The rodeo turns out to be more fun than Clara expected.  Sadly, by the time it’s over, a young woman is dead.  Lisa, an assistant to the promoter, has been strangled with a custom-made rodeo rope.  That rope belongs to Wes, and they were seen arguing earlier.  Naturally, Wes is the prime suspect and Clara decides to ask some questions to put Rick’s mind at ease.


There’s a sense of being a step or two removed from the actual mystery here, since the reader never meets Lisa, and only meets Wes once, and briefly, at that.  Clara and Stephanie go about the routine of asking questions, but don’t come up with much, really.  The mystery plot seems a bit meandering this time around, until a second death shifts things into gear.  Clara and Stephanie are a lot more realistic when they’re just being cousins who run a bookstore instead of amateur sleuths.  That said, the main characters are fun to watch.  The bookstore gets a new mascot in this outing, and the cousins make plans for the future of their business.


Rating: 6

August 2014

ISBN# 978-0-425-27138-4 (paperback)

Monday, August 11, 2014

Ill-Gotten Panes - Jennifer McAndrews

Ill-Gotten Panes
A Stained-Glass Mystery
Jennifer McAndrews
Berkley Prime Crime
Not long ago, Georgia Kelly was living her dream in the big city.  She had a great job as an accountant in an investment banking firm.  Until her firm was caught up in scandal and the job disappeared, along with a lot of her confidence.  Continuing with this roll, her boyfriend “invited” her to move out of their shared apartment.  Georgia did the only thing she could: she retreated to her grandfather Pete’s home in tiny Wenwood, New York.  From there, she’s planning to do a bit of healing and find a way to start again.
Living in a small town is not really to her taste, and she misses the fast pace of the big city terribly.  But there’s action in small towns, too.  A developer is trying to turn the brickworks (the town’s claim to fame and former employer of most of the town) into a marina to cater to tourists.  Financially, it seems a sound decision, but a lot of townspeople have a very emotional attachment to the brickworks and oppose the project.  Opinions are heated, and Georgia stumbles into a big argument between Mr.
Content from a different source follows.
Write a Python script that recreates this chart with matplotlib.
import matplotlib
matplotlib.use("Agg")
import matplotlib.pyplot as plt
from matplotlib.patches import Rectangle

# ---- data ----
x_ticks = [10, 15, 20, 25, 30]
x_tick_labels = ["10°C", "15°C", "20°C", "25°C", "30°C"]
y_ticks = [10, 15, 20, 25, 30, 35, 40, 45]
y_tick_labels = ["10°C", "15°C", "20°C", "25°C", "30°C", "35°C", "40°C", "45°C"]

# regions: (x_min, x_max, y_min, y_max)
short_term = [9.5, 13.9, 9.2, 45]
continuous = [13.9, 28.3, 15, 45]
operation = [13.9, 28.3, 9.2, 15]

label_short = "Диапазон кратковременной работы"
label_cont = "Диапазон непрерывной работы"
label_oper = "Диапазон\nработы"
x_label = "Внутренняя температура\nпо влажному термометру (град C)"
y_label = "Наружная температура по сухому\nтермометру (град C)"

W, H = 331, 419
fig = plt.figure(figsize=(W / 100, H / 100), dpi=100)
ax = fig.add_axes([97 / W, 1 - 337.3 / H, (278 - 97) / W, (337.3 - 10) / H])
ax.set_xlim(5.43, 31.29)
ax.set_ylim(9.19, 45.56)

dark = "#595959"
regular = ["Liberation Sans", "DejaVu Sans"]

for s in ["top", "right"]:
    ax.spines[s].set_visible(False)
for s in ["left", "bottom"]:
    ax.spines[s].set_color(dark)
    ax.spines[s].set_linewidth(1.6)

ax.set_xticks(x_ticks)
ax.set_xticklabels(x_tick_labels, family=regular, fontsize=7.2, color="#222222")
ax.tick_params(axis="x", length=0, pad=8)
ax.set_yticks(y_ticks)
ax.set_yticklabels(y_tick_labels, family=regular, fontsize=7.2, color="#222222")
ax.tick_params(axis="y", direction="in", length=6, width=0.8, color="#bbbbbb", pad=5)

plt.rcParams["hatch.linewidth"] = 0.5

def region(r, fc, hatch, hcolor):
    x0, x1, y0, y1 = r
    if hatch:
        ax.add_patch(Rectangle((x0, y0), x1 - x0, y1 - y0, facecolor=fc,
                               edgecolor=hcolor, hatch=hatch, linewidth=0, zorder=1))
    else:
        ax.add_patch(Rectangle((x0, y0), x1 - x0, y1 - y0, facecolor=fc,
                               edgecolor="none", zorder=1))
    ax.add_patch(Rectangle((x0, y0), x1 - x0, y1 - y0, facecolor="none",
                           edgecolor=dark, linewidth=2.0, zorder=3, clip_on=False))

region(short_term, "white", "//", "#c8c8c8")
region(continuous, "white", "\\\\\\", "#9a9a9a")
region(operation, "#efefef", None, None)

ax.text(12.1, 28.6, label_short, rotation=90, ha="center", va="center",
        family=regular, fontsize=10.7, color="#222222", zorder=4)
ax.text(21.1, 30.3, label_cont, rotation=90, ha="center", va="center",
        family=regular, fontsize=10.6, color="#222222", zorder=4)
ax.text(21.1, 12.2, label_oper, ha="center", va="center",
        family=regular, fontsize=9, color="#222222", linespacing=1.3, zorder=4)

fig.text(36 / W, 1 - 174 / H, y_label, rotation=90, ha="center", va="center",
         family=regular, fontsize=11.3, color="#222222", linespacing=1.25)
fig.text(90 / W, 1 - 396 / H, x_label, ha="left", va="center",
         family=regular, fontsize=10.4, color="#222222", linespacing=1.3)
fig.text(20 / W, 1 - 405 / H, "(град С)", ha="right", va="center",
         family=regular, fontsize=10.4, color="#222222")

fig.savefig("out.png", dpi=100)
Edgers, who runs the local hardware store, and the developer.  Later, Mr. Edgers is found dead in his store.  He’d been hit over the head with a Wenwood brick.  Unfortunately, Pete was also heard arguing with Mr. Edgers just before his death, and becomes a prime suspect. 
While the circumstances seem familiar – heroine relocates from big city to small town – the author makes them feel new.  In this case, Georgia is homesick for the city.  And the inhabitants of the small town are somewhat less than welcoming to her, even though she spent part of her childhood there.  It’s a refreshingly not-rosy twist on small town life.  That said, the inhabitants seem to have good reasons for their actions and attitudes.  They’re individuals who are reacting (some better than others) to a murder in their midst.
The mystery is well plotted with some interesting twists.  The local history is unavoidably tied up in the murder and the reasons for it.  Since the book is written in first-person, it’s fun to follow Georgia on her investigation and ‘listen in’ on her real opinions.   She’s intelligent, witty, and doing her best to act like a grown-up, even in the presence of her grandfather.  Not always an easy feat.  Their relationship seems absolutely realistic.  Obviously, there’s more to come, but this is a very solid start to a mystery series.